→ THE EXERCISE
Copy all lines below exactly as written. Leave pictures out.

- - -

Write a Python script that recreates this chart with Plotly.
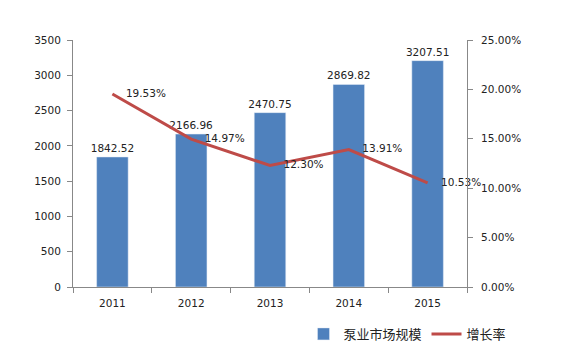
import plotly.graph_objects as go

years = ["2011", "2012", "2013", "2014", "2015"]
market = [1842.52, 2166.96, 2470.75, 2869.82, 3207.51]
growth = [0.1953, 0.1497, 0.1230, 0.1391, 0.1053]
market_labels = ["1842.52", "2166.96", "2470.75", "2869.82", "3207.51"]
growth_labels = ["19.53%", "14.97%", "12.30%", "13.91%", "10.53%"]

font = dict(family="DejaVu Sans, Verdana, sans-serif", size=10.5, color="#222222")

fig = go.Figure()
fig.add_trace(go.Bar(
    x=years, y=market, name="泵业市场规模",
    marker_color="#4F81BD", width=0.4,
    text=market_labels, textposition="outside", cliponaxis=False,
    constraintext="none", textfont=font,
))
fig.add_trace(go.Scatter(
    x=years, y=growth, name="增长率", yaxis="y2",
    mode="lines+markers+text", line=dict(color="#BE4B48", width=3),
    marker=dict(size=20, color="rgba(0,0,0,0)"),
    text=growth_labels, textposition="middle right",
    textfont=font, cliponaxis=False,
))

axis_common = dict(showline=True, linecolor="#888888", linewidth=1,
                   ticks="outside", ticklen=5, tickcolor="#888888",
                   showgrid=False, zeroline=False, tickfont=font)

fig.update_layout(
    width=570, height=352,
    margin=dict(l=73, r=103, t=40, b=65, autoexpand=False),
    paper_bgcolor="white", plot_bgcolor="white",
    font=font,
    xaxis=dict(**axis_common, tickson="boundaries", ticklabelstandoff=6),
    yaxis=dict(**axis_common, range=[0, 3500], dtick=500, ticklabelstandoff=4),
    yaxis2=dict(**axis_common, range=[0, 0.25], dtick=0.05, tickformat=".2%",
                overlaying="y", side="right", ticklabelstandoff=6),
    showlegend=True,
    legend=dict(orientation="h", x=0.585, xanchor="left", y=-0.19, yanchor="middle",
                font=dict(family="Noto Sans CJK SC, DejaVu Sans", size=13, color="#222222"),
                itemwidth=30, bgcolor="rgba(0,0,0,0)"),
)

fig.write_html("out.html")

- - -

→ FINISHED EXERCISE
Write a Python script that recreates this chart with Plotly.
import plotly.graph_objects as go

years = ["2011", "2012", "2013", "2014", "2015"]
market = [1842.52, 2166.96, 2470.75, 2869.82, 3207.51]
growth = [0.1953, 0.1497, 0.1230, 0.1391, 0.1053]
market_labels = ["1842.52", "2166.96", "2470.75", "2869.82", "3207.51"]
growth_labels = ["19.53%", "14.97%", "12.30%", "13.91%", "10.53%"]

font = dict(family="DejaVu Sans, Verdana, sans-serif", size=10.5, color="#222222")

fig = go.Figure()
fig.add_trace(go.Bar(
    x=years, y=market, name="泵业市场规模",
    marker_color="#4F81BD", width=0.4,
    text=market_labels, textposition="outside", cliponaxis=False,
    constraintext="none", textfont=font,
))
fig.add_trace(go.Scatter(
    x=years, y=growth, name="增长率", yaxis="y2",
    mode="lines+markers+text", line=dict(color="#BE4B48", width=3),
    marker=dict(size=20, color="rgba(0,0,0,0)"),
    text=growth_labels, textposition="middle right",
    textfont=font, cliponaxis=False,
))

axis_common = dict(showline=True, linecolor="#888888", linewidth=1,
                   ticks="outside", ticklen=5, tickcolor="#888888",
                   showgrid=False, zeroline=False, tickfont=font)

fig.update_layout(
    width=570, height=352,
    margin=dict(l=73, r=103, t=40, b=65, autoexpand=False),
    paper_bgcolor="white", plot_bgcolor="white",
    font=font,
    xaxis=dict(**axis_common, tickson="boundaries", ticklabelstandoff=6),
    yaxis=dict(**axis_common, range=[0, 3500], dtick=500, ticklabelstandoff=4),
    yaxis2=dict(**axis_common, range=[0, 0.25], dtick=0.05, tickformat=".2%",
                overlaying="y", side="right", ticklabelstandoff=6),
    showlegend=True,
    legend=dict(orientation="h", x=0.585, xanchor="left", y=-0.19, yanchor="middle",
                font=dict(family="Noto Sans CJK SC, DejaVu Sans", size=13, color="#222222"),
                itemwidth=30, bgcolor="rgba(0,0,0,0)"),
)

fig.write_html("out.html")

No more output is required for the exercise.